4 Responses to “It’s Time To Right California’s Ship of State”

  • J. Ewing says:

    Two things: First, on a percentage basis, Minnesota is in essentially the same budget bind as California is. Second, I wonder how many times Republicans are going to get sucker-punched by Democrats who create chaos, leave government only to return once Republicans clean up (or fail to clean up) the mess? The GOP needs to have a much better plan than simply having better intentions or better ideas. They have to actually have a plan that will WORK, and quickly, to set things right. That’s a tall order.

  • Gary Gross says:

    Jerry, if you have great leadership & great ideas, that will get alot accomplished.
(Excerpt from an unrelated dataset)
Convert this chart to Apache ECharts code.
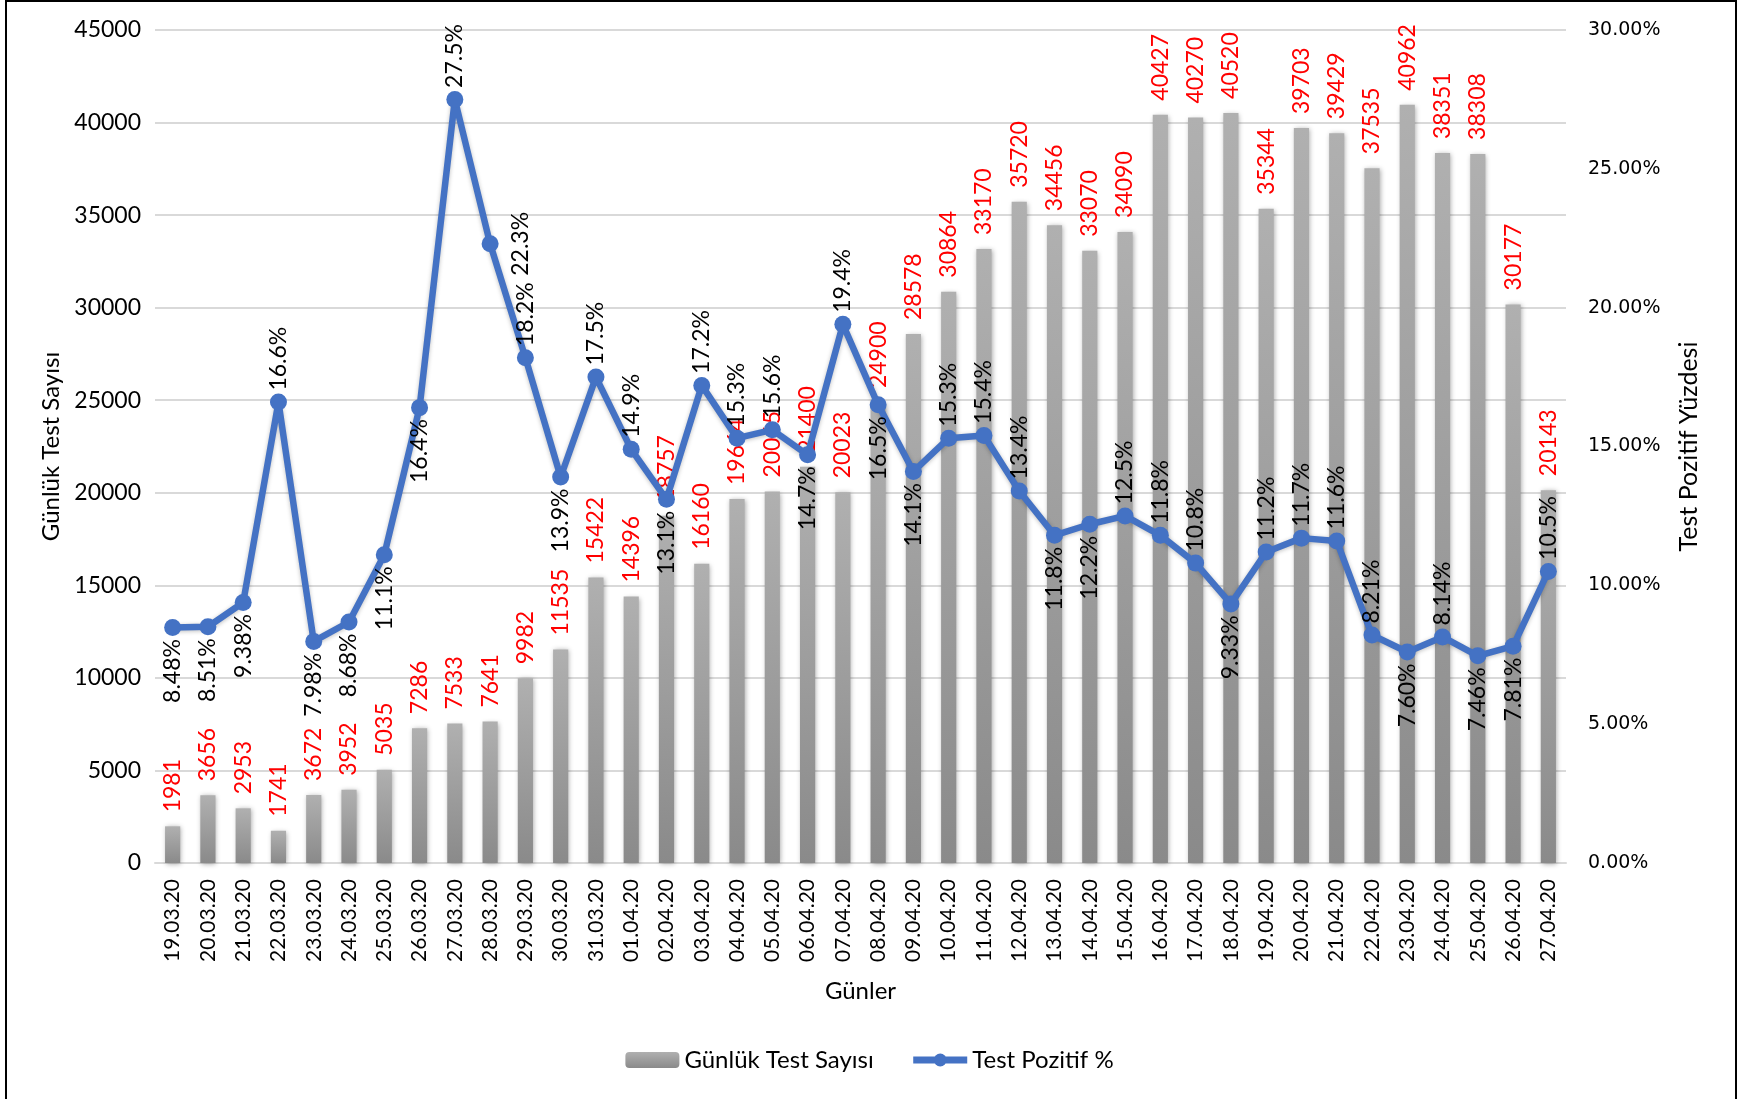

    That’s what conservatives have going for them. They just need the chance to implement their ideas.

  • eric z says:

    Arnold S. is pushing for economic growth via alternate energy technology and jobs. Is that just press fodder, or is he within GOP ranks believed sincere? If sincere, do you disparage that?

    I would think progressive DFL and business savvy GOP individuals would not be dismissive of alternative energy, given success in Europe, especially Denmark, which is energy-independent and not sending any of its young to slaughter in oil-producing regions.

  • Gary Gross says:

    Eric, Green jobs kill other jobs. That’s been proven time & again. I’m not opposed, nor is any mainstream conservative, to an all of the above energy policy. That’s what the newspapers write but that isn’t reality.

    I think Ahnold is sincere but he’s badly misguided. To fund these alternative energy initiatives, California has hiked taxes, which is driving more jobs out of the state than will be created by green energy.

    Think of it like this: it’s like taking one step forward, then two steps back…DAY AFTER DAY AFTER DAY ad infinitum.